In typical Beilein fashion, Michigan ran a successful offense even when they had three relative non-shooters on the floor at once:
Per Hooplens, Michigan’s offense was actually better with the trio of Teske, Simpson, and Charles Matthews, despite the fact that none could be confused for a sharp shooter. That success over a decently-sized sample is a good reminder that there isn’t just one way to score efficiently, even in today’s game.
With that entire trio returning next season, we can look to what Jon Teske did well to gain some insight into what next year’s offense may look like.
[Hit THE JUMP for an extensive breakdown of Teske's offensive growth and potential.]
The seal. [Campredon]
When we discussed Zavier, I highlighted a play where Teske expertly cleared a path to the basket for his point guard by sealing his man towards the middle:
That play became somewhat of a staple for Michigan late in the year, regardless of handled the ball.
Against Iowa, MAAR led Matthews into a Teske screen via a simple dribble hand-off.
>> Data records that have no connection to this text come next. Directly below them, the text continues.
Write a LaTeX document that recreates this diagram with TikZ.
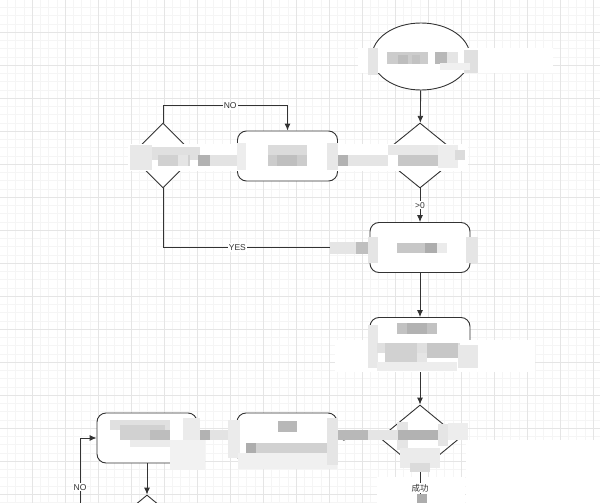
\documentclass[tikz,border=0pt]{standalone}
\usepackage{fontspec}
\setmainfont{Liberation Sans}
\newfontfamily\cjk{Noto Sans CJK SC}
\usetikzlibrary{shapes.geometric,arrows.meta}

\begin{document}
\begin{tikzpicture}[x=1pt, y=-1pt, >={Latex[length=7pt,width=6pt]},
    line/.style={draw=black!80, line width=0.9pt},
    proc/.style={draw=black!80, line width=0.9pt, fill=white, rounded corners=9pt,
        minimum width=100pt, minimum height=50pt, inner sep=0pt},
    decision/.style={diamond, draw=black!80, line width=0.9pt, fill=white,
        minimum width=80pt, minimum height=65pt, inner sep=0pt},
    terminal/.style={ellipse, draw=black!80, line width=0.9pt, fill=white,
        minimum width=98pt, minimum height=67pt, inner sep=0pt},
    lbl/.style={fill=white, inner sep=1pt, text=black!80, font=\fontsize{8.5}{10}\selectfont},
    gridminor/.style={draw=black!4, line width=0.4pt},
    gridmajor/.style={draw=black!10, line width=0.6pt}]

    % 1. Background grid
    \clip (0,0) rectangle (600,503);
    \fill[white] (0,0) rectangle (600,503);
    \foreach \i in {0,...,73} \draw[gridminor] ({-1+8.25*\i},0) -- ++(0,503);
    \foreach \i in {0,...,61} \draw[gridminor] (0,{-1+8.25*\i}) -- ++(600,0);
    \foreach \i in {0,...,18} \draw[gridmajor] ({-1+33*\i},0) -- ++(0,503);
    \foreach \i in {0,...,15} \draw[gridmajor] (0,{-1+33*\i}) -- ++(600,0);

    % blank areas under the bottom right
    \fill[white] (466,440) rectangle (600,503);
    \fill[white] (377,477) rectangle (465,503);

    % 2. Shapes
    \node[terminal] (start) at (421,56.5) {};
    \node[decision] (d1) at (420,155.5) {};
    \node[decision, minimum width=65pt] (d2) at (163,155.5) {};
    \node[proc] (p1) at (287.5,156) {};
    \node[proc] (p2) at (420,247.5) {};
    \node[proc] (p3) at (420,342.5) {};
    \node[decision, minimum height=66pt] (d3) at (420,438) {};
    \node[proc] (p4) at (287,438) {};
    \node[proc] (p5) at (147,438) {};
    \node[decision, minimum height=66pt] (d4) at (147,528) {};
    \coordinate (noin) at (80,515);
    \coordinate (outd3) at (420,515);

    % 3. Connectors
    \draw[line, ->] (start) -- (d1);
    \draw[line, ->] (d1) -- node[lbl] {>0} (p2);
    \draw[line, ->] (d1) -- (p1);
    \draw[line, ->] (p1) -- (d2);
    \draw[line, ->] (d2.north) -- ++(0,-17) -| node[lbl, pos=0.27] {NO} (p1.north);
    \draw[line, ->] (d2.south) |- node[lbl, pos=0.68] {YES} (p2.west);
    \draw[line, ->] (p2) -- (p3);
    \draw[line, ->] (p3) -- (d3);
    \draw[line, ->] (d3) -- (p4);
    \draw[line, ->] (p4) -- (p5);
    \draw[line, ->] (p5) -- (d4);
    \draw[line, ->] (noin) |- node[lbl, pos=0.18] {NO} (p5.west);
    \draw[line] (d3) -- node[lbl, pos=0.38] {\cjk 成功} (outd3);

    % 4. Blurred labels (x1/y1/x2/y2/shade)
    \foreach \xa/\ya/\xb/\yb/\k in {
        358/48/553/73/0, 368/48/378/75/10, 387/52/428/64/20, 398/55/408/64/26,
        412/55/420/64/24, 435/52/447/64/28, 447/52/458/64/10, 464/50/478/73/12,
        440/63/470/70/6,
        128/144/468/171/0, 130/145/152/170/9, 152/147/200/160/12, 158/155/190/166/18,
        178/155/188/166/10, 198/155/210/166/30, 210/155/238/166/11, 237/143/246/170/7,
        268/145/307/155/14, 268/155/307/166/20, 277/155/297/166/25, 327/143/338/170/9,
        338/155/348/166/30, 348/155/388/166/10, 388/145/438/155/9, 398/155/438/166/22,
        438/145/458/168/7, 455/150/465/160/14,
        330/242/368/254/10, 356/242/368/254/25, 368/237/378/263/10, 397/243/437/253/22,
        425/243/437/253/32, 437/243/447/253/8, 466/237/478/263/10,
        397/323/437/334/24, 407/323/427/334/30, 335/340/535/372/0, 368/325/378/368/9,
        377/343/460/353/12, 385/343/417/363/18, 427/343/458/358/22, 417/353/427/363/10,
        458/345/478/368/9, 377/362/457/371/7,
        110/420/170/430/12, 120/425/165/440/18, 150/430/170/440/26, 130/440/175/447/8,
        183/418/200/460/8, 170/440/205/470/5, 200/430/210/440/30, 210/430/228/440/11,
        228/420/240/458/8, 278/421/297/432/28, 246/443/330/453/18, 246/443/256/453/32,
        238/453/337/469/6, 327/418/338/465/10, 338/430/368/440/28, 368/430/398/440/10,
        397/422/408/450/10, 398/430/438/440/30, 438/424/448/446/10, 448/423/468/440/7,
        400/448/440/468/8, 410/463/430/472/14, 417/494/427/503/32}
        \fill[black!\k] (\xa,\ya) rectangle (\xb,\yb);

\end{tikzpicture}
\end{document}
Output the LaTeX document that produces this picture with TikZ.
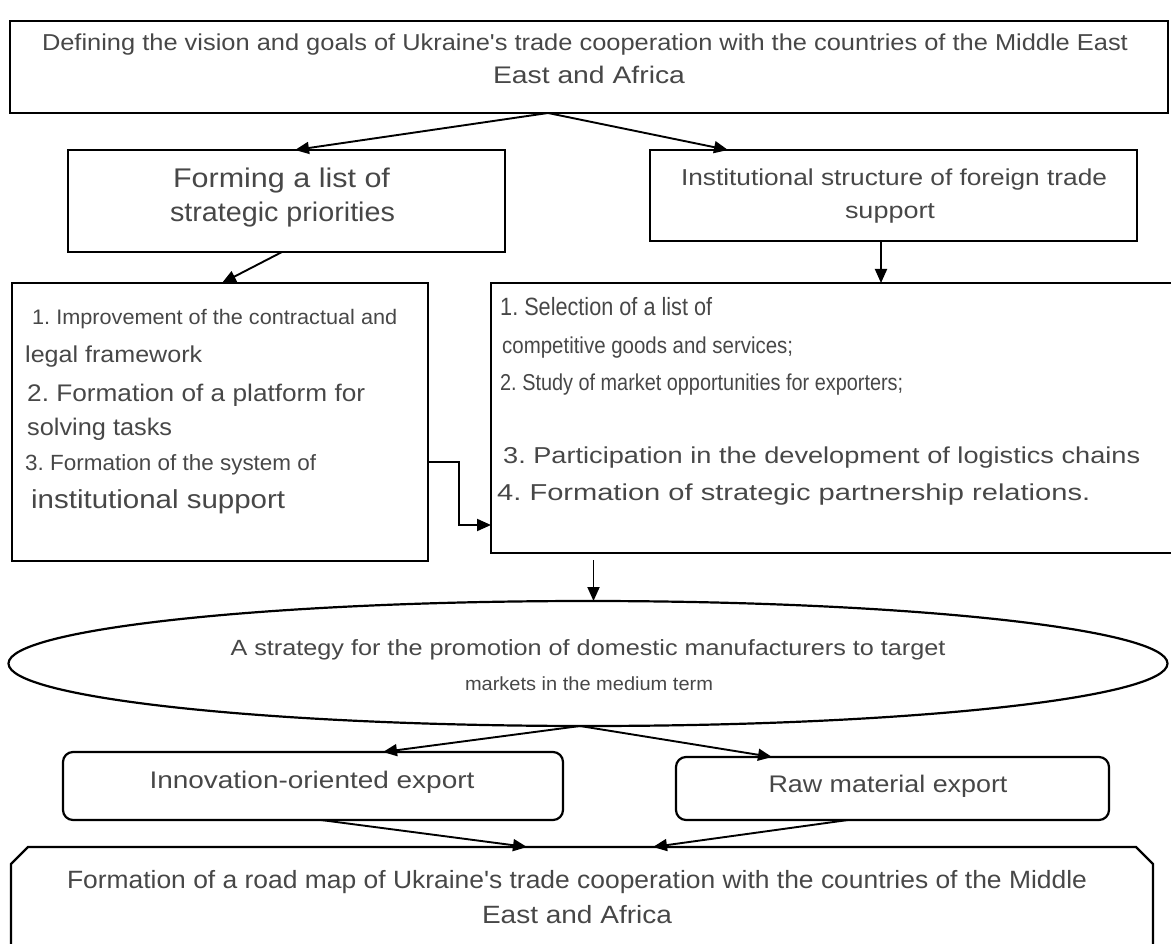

Like in the previous play, Matthews crossed the ball back over towards where he came from originally. Teske recognized that, spun to seal his man, and created a wide-open lane that led to a dunk:
MAAR took advantage of a great screen for himself on a similar play against Michigan State in the Big Ten Tournament:
In the dramatic second round win over Houston, Jordan Poole was the beneficiary of Teske sealing a driving lane. After he slipped a screen, the big man used his strength to push Houston’s one good rim protector, Fabian White, out of the paint. With White unable to go under Teske, there was no help defense when Poole got to the rim for his layup:
When you watch Teske carefully, his activity level on the block immediately jumps out. Whether he gets the ball or is even a threat to receive it, he’s constantly and aggressively fighting his counterpart for position. When things play out differently than expected, he doesn’t panic – rather, he adapts seamlessly.
Facing a zone against Iowa, Teske immediately opened himself up for a pass near the rim once the ball got to the middle of the court. When Livers switched it to the corner instead, Teske makes a slight spin to impede his defender who had responsibility for the corner:
Subtilties like these may seem inconsequential, but the little things add up to promote spacing amongst lineups that don’t necessarily stretch the court in the conventional sense. Simply occupying the corner defender gave MAAR the time and space to knock down an open shot.
Spatial understanding is critical for a guy like Teske and that knowledge was often on display when the ball moved swiftly for Michigan.
In Iowa City, Teske makes himself available multiple times by occupying open space when MAAR drives the baseline and the Hawkeyes blitz the Simpson pick-and-roll. After he completes his roll near the rim, Teske sealed the baseline in case of a drive in that direction. When Livers drove the opposite direction, the big man recognized it, shifted outside, and nailed a mid-range jumper:
Later in the game, Teske recognized another teammate being double teamed – this time, it was Matthews in the high pick-and-roll. Because of the double, he shortened his roll and turned into an easy outlet for his teammate. He then saw Livers cut along the baseline, made the pass, and caused the Iowa defense to scramble:
The timing on this play was a bit off, but the process was correct. Repetition breeds success and this shortened pick-and-roll could prove useful as teams attempt to trap ball handlers to eliminate driving lanes for a team who may not shoot the ball especially well from deep.
Teske’s constant awareness also proved useful against Ohio State in Michigan’s win in Ann Arbor. When Andrew Dakich called out the direction of the impending screen, Teske changed courses and slipped inside of the free throw line for an easy, open look that he knocked down:
Teske’s aptitude for the pick-and-roll quickly caught the eye of opponents and resulted in easier opportunities for both himself and his teammates.
With Michigan’s lead dwindling against Ohio State, Beilein called on Teske to calm the team’s nerves. That move paid dividends immediately on three offensive possessions.
The combination of a strong screen and quick roll forced Ohio State into a switch where MAAR used Teske’s large body as a pseudo-screen to get to the rim:
On the following possession, Teske did nearly the exact same thing except he consciously sealed his counterpart. MAAR could have used the opportunity to drive to the hoop, but he instead rewarded the center who showed off a bit of athleticism in adding two points to the scoreboard:
After setting a high screen, Teske occupied two Buckeyes as the roll man, forcing the corner defender to help cut off the Matthews drive. The result was a crucial open corner three to stabilize Michigan’s edge:
Jon Teske doesn’t jump off the screen when you watch a Michigan basketball team. Because of some of his relative limitations, that might not ever be the case. It is important to note, however, that he’s only two years into a program that completely transformed the body type and functional athleticism of Jordan Morgan. Regardless, Teske’s play makes it quite clear that he understands the subtleties of an offense predicated on screens and motion. He will never be the pick-and-pop option that Moe Wagner was, but his high basketball IQ and large presence provides John Beilein and company with numerous options to create space in ways that are more atypical in today’s game.